Thanks to the generosity of its fans and an accounting error, indebted Spanish soccer club Real Oviedo will live to play another match.
Club president Toni Fidalgo said Thursday that Oviedo had staved off immediate financial doom after an external auditor discovered that the club's immediate debts were significantly lower than originally thought.
Instead of needing $2.4 million, the historic club needed $1.4 million to avoid being forced by law to dissolve on Saturday.
Oviedo's fundraising effort of selling new shares in the club has already surpassed that amount, bringing in $1.9 million since Nov. 3.
Fidalgo said that the accounting error was based on the omission from the previous audit of the money Oviedo was due for the transfer of former player Juan Mata from Valencia to Chelsea, along with some advertising revenue.
Oviedo will continue to sell new shares for $13.74, down from $77 at its initial offering 20 years ago, with the club needing another $1.3 million to ensure its viability this season.
"Now we have to keep working to make sure Oviedo can stay afloat until the end of the season," club spokesman David Alonso told The Associated Press.
Fidalgo, who is acting as Oviedo's caretaker president after former president Alberto Gonzalez was charged with tax evasion and went into hiding, said that the club has had various contacts with investors looking to take over the club through the purchase of a controlling stake.

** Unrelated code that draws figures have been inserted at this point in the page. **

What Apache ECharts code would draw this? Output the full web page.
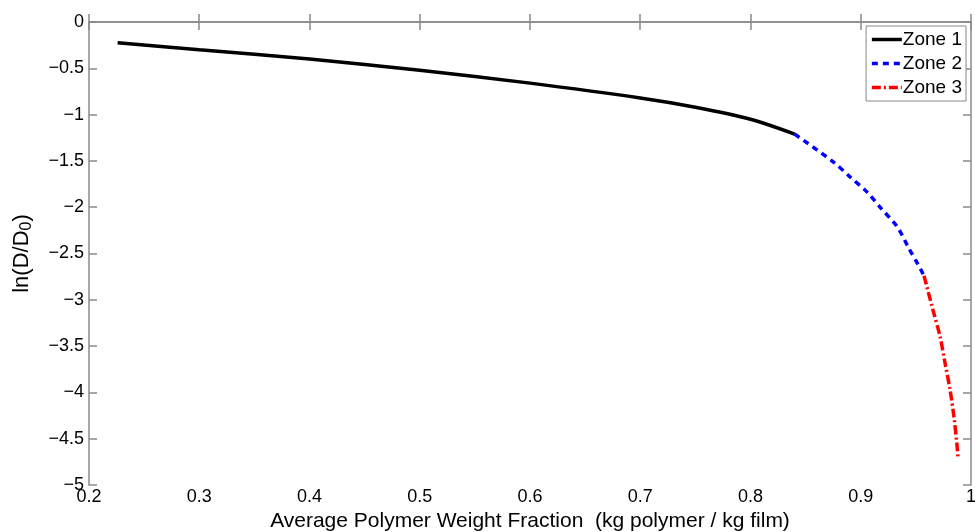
<!DOCTYPE html>
<html>
<head>
<meta charset="utf-8">
<script src="https://cdn.jsdelivr.net/npm/echarts@6/dist/echarts.min.js"></script>
<style>
  html, body { margin: 0; padding: 0; background: #fff; }
  #chart { width: 975px; height: 532px; }
</style>
</head>
<body>
<div id="chart"></div>
<script>
// zone 1: solid black
const zone1X = [0.226, 0.30, 0.40, 0.50, 0.60, 0.70, 0.75, 0.80, 0.84]
const zone1Y = [-0.224, -0.30, -0.40, -0.52, -0.66, -0.82, -0.92, -1.05, -1.21]
// zone 2: dashed blue
const zone2X = [0.84, 0.875, 0.890, 0.906, 0.919, 0.933, 0.943, 0.952, 0.9574]
const zone2Y = [-1.21, -1.51, -1.67, -1.84, -2.02, -2.21, -2.43, -2.62, -2.74]
// zone 3: dash-dot red
const zone3X = [0.9574, 0.9655, 0.972, 0.9764, 0.981, 0.9846, 0.9873, 0.9882]
const zone3Y = [-2.74, -3.11, -3.40, -3.68, -3.97, -4.27, -4.57, -4.70]

const seriesNames = ['Zone 1', 'Zone 2', 'Zone 3']

function pairs(xs, ys) {
  return xs.map(function(x, i) { return [x, ys[i]] })
}

function fmt(v) {
  return String(Math.round(v * 10) / 10).replace('-', '\u2212')
}

const font = '"Liberation Sans", Arial, Helvetica, sans-serif'
const axisGray = '#8a8a8a'

const tickStyle = {
  show: true,
  inside: true,
  length: 8,
  lineStyle: { color: axisGray, width: 1.5 }
}

const chart = echarts.init(document.getElementById('chart'))

chart.setOption({
  animation: false,
  backgroundColor: '#fff',
  grid: { left: 89, right: 4, top: 22, bottom: 47, containLabel: false, outerBoundsMode: 'none' },
  legend: {
    orient: 'vertical',
    right: 9,
    top: 26,
    data: seriesNames,
    itemWidth: 30,
    itemHeight: 12,
    itemGap: 5,
    padding: [4, 4, 4, 4],
    borderColor: '#888',
    borderWidth: 1,
    backgroundColor: '#fff',
    itemStyle: { opacity: 0 },
    lineStyle: { width: 3.5 },
    textStyle: { fontFamily: font, fontSize: 19, color: '#000', padding: [0, 0, 0, -4] }
  },
  xAxis: [
    {
      type: 'value',
      min: 0.2,
      max: 1,
      interval: 0.1,
      name: 'Average Polymer Weight Fraction  (kg polymer / kg film)',
      nameLocation: 'middle',
      nameGap: 25,
      nameTextStyle: { fontFamily: font, fontSize: 21, color: '#000' },
      axisLine: { show: true, lineStyle: { color: axisGray, width: 1.5 } },
      axisTick: tickStyle,
      axisLabel: { fontFamily: font, fontSize: 18, color: '#000', margin: 3, formatter: fmt },
      splitLine: { show: false }
    },
    {
      type: 'value',
      position: 'top',
      min: 0.2,
      max: 1,
      interval: 0.1,
      axisLine: { show: true, lineStyle: { color: axisGray, width: 1.5 } },
      axisTick: tickStyle,
      axisLabel: { show: false },
      splitLine: { show: false }
    }
  ],
  yAxis: [
    {
      type: 'value',
      min: -5,
      max: 0,
      interval: 0.5,
      name: 'ln(D/D{sub|0})',
      nameLocation: 'middle',
      nameRotate: 90,
      nameGap: 54,
      nameTextStyle: {
        fontFamily: font,
        fontSize: 22,
        color: '#000',
        rich: {
          sub: { fontFamily: font, fontSize: 16, color: '#000', verticalAlign: 'bottom', padding: [10, 0, 0, 0] }
        }
      },
      axisLine: { show: true, lineStyle: { color: axisGray, width: 1.5 } },
      axisTick: tickStyle,
      axisLabel: { fontFamily: font, fontSize: 18, color: '#000', margin: 5, formatter: fmt },
      splitLine: { show: false }
    },
    {
      type: 'value',
      position: 'right',
      min: -5,
      max: 0,
      interval: 0.5,
      axisLine: { show: true, lineStyle: { color: axisGray, width: 1.5 } },
      axisTick: tickStyle,
      axisLabel: { show: false },
      splitLine: { show: false }
    }
  ],
  series: [
    {
      name: seriesNames[0],
      type: 'line',
      data: pairs(zone1X, zone1Y),
      symbol: 'none',
      smooth: 0.3,
      color: '#000',
      lineStyle: { color: '#000', width: 3.5, type: 'solid' }
    },
    {
      name: seriesNames[1],
      type: 'line',
      data: pairs(zone2X, zone2Y),
      symbol: 'none',
      smooth: 0.3,
      color: '#0000ff',
      lineStyle: { color: '#0000ff', width: 3.5, type: [6, 5] }
    },
    {
      name: seriesNames[2],
      type: 'line',
      data: pairs(zone3X, zone3Y),
      symbol: 'none',
      smooth: 0.3,
      color: '#ff0000',
      lineStyle: { color: '#ff0000', width: 3.5, type: [9, 3, 2, 3] }
    }
  ]
})
</script>
</body>
</html>
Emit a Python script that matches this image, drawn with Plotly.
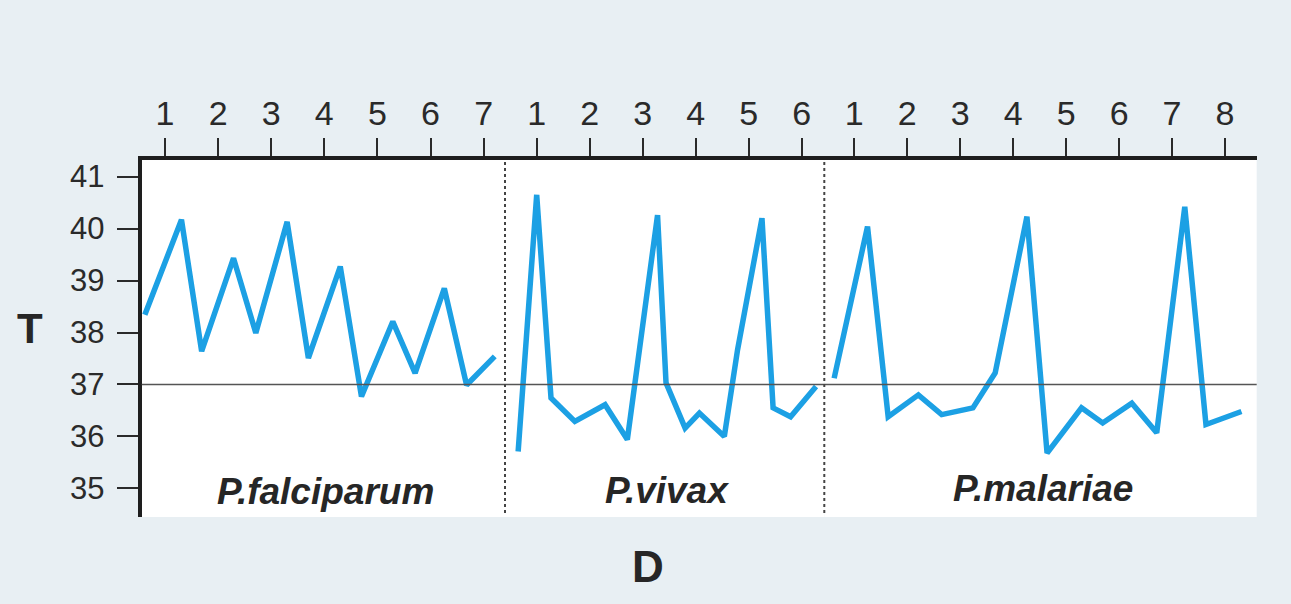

"We have spoken with 12 investors. Our position with respect to some is very distant, with others it is very close," Fidalgo told Spanish sports daily AS. "I believe Oviedo will have a happy ending."
Oviedo spent 38 seasons in Spain's top division before being relegated in 2001 and then falling as far as the fourth division. Besides Mata, players such as Arsenal midfielder Santi Cazorla, Swansea's Miguel "Michu" Perez, and Atletico Madrid's Adrian Lopez have played for Oviedo. The team currently plays in the third division.